-- Exercise objective --
Reproduce the listing below exactly, beginning with its first line and ending with the line that holds "plt.rcParams['font.family'] = ['Noto"; pictures are not part of the copy.

═════ Given records

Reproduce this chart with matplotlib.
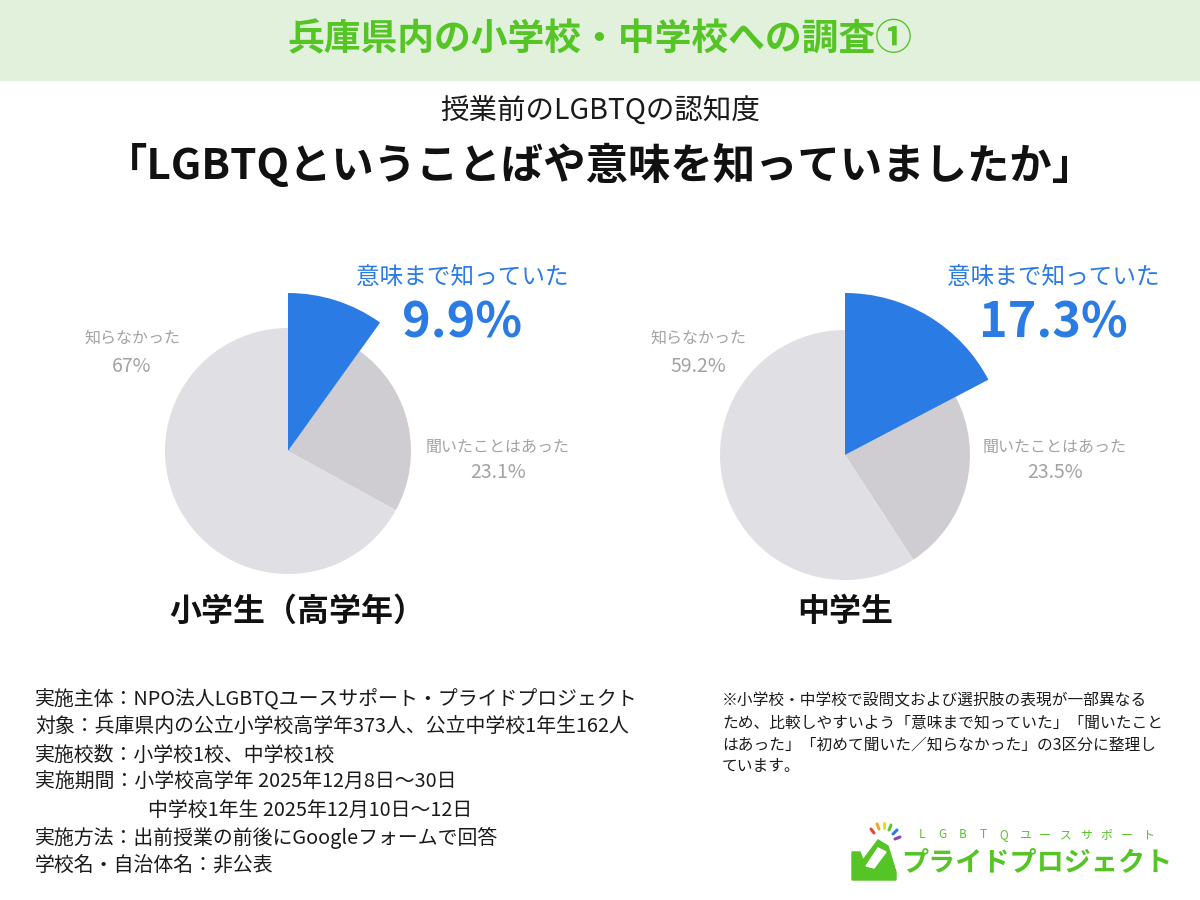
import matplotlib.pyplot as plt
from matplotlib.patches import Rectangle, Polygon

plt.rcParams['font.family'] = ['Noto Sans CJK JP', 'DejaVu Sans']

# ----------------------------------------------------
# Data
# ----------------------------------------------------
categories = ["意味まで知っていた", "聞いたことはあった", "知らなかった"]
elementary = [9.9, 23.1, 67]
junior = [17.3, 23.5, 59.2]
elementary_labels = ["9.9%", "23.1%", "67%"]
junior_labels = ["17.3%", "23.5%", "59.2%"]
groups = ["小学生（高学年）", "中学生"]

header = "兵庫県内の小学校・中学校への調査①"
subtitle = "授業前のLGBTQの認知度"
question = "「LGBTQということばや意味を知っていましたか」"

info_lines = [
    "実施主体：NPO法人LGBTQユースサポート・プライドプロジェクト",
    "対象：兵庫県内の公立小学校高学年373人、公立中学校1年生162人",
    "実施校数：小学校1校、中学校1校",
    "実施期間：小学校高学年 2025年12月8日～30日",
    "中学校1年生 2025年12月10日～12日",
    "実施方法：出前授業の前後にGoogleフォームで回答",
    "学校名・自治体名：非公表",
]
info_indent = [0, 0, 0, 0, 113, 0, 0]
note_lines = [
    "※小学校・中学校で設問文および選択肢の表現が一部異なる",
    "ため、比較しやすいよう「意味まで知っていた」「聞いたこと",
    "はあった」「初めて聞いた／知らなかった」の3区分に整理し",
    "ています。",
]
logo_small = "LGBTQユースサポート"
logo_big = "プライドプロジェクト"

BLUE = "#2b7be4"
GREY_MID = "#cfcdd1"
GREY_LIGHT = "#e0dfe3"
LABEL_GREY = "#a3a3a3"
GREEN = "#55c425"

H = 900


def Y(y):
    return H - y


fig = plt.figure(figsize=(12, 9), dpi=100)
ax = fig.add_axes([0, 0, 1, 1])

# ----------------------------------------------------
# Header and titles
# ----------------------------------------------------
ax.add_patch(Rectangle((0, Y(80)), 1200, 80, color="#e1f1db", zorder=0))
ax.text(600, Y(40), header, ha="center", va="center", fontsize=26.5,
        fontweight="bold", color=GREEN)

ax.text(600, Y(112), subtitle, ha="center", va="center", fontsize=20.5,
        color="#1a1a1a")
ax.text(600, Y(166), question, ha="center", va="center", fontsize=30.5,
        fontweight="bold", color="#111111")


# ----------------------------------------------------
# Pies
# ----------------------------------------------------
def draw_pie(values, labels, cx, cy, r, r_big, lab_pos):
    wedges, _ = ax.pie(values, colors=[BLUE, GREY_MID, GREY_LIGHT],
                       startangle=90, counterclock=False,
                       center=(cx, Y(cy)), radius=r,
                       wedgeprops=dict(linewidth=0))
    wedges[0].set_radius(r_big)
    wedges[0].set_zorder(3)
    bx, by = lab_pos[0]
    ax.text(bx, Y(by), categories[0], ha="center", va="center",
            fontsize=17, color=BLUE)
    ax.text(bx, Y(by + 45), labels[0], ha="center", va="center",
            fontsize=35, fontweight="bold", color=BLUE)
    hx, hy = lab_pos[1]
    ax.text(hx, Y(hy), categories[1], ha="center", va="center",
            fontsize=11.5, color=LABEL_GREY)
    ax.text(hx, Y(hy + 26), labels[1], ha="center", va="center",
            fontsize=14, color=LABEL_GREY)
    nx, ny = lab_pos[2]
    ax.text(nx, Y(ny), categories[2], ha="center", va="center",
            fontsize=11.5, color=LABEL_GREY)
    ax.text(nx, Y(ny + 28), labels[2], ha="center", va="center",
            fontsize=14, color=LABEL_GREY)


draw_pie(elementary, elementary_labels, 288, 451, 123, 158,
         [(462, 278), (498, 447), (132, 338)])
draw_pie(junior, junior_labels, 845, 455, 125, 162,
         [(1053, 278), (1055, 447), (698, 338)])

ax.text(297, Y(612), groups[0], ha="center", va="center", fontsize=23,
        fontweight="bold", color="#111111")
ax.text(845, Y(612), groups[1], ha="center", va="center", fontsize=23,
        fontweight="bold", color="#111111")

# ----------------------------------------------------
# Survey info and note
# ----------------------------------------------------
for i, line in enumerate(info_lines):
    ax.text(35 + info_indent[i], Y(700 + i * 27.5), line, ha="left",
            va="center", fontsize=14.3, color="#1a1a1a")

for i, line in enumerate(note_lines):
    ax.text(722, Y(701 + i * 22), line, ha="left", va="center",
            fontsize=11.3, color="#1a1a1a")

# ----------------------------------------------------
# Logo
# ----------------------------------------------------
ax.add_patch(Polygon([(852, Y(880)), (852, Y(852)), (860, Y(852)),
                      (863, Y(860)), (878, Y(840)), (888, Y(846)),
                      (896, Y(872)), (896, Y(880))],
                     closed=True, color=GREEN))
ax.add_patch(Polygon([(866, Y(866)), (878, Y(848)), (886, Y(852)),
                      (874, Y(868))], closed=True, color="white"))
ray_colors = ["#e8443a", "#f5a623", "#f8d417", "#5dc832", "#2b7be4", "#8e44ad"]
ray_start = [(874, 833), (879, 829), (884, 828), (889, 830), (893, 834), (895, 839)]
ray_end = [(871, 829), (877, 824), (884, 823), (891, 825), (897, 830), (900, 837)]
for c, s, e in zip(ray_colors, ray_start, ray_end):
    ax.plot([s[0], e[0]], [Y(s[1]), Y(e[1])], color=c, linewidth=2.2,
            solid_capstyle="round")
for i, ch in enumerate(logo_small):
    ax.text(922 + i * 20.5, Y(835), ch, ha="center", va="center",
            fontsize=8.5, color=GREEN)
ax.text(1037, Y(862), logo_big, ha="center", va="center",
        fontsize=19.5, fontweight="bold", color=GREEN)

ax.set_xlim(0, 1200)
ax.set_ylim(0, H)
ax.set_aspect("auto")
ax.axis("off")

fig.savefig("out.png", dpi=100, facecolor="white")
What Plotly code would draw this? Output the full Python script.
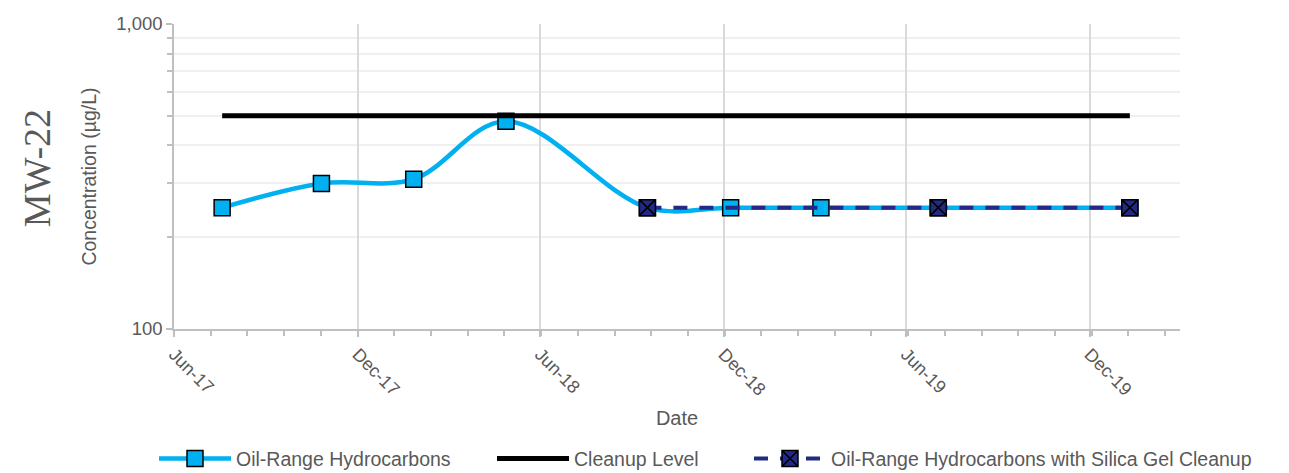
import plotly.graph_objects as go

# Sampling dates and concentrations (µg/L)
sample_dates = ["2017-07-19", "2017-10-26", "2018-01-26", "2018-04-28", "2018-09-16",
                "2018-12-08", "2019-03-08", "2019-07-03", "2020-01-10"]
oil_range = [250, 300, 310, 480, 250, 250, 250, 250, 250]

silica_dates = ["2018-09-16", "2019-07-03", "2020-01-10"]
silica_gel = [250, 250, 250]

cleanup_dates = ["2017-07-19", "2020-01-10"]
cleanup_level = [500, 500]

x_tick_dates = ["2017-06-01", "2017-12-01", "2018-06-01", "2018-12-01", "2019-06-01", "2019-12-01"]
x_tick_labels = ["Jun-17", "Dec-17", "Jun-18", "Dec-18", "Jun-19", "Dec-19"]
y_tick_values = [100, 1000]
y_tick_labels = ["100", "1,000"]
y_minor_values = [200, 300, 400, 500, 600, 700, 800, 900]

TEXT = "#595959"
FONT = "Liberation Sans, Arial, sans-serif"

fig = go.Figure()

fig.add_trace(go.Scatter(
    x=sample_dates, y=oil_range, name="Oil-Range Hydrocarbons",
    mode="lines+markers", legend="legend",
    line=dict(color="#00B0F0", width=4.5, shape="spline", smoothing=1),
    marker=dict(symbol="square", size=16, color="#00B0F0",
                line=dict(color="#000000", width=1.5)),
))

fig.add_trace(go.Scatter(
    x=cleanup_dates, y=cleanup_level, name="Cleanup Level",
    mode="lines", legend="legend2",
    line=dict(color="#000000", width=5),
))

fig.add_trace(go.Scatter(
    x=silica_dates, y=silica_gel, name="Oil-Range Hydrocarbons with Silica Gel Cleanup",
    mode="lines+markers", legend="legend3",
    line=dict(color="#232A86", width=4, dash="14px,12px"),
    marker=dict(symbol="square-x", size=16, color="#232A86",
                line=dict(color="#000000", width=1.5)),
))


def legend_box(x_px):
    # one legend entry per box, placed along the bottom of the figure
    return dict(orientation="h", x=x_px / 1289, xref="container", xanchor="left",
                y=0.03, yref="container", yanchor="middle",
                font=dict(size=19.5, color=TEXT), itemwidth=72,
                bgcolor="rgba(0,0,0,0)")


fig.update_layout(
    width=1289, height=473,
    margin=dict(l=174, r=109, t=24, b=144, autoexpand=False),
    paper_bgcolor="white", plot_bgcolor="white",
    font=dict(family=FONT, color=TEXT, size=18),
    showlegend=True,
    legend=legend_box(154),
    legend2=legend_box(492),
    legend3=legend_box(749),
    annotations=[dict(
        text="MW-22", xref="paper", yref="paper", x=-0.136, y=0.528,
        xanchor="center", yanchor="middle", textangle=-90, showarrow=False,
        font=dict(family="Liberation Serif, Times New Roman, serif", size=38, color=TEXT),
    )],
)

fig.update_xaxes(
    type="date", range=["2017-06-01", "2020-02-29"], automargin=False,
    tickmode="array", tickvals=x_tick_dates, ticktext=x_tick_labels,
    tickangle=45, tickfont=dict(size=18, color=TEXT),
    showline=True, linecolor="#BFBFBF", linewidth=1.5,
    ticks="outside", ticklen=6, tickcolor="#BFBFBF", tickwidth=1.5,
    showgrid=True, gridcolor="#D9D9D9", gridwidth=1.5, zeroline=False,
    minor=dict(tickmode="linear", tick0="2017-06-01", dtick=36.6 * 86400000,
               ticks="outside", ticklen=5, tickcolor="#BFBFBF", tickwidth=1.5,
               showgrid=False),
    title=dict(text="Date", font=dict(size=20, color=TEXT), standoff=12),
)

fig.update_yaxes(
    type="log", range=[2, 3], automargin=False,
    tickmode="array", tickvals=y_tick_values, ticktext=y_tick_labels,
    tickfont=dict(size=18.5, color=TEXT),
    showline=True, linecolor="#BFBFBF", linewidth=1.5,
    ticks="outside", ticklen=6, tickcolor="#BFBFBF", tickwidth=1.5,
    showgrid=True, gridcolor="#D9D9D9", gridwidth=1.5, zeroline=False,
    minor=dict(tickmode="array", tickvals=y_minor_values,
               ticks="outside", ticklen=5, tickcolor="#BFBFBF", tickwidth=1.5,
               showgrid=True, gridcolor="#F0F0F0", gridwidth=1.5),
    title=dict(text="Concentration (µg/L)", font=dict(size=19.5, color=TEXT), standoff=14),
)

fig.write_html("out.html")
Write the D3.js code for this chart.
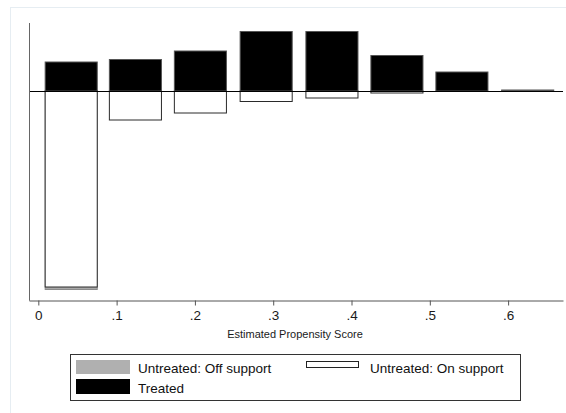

══════════

-- Complete response --
Reproduce this chart with matplotlib.
import matplotlib.pyplot as plt
from matplotlib.patches import Rectangle, Polygon

plt.rcParams['font.family'] = ['Noto Sans CJK JP', 'DejaVu Sans']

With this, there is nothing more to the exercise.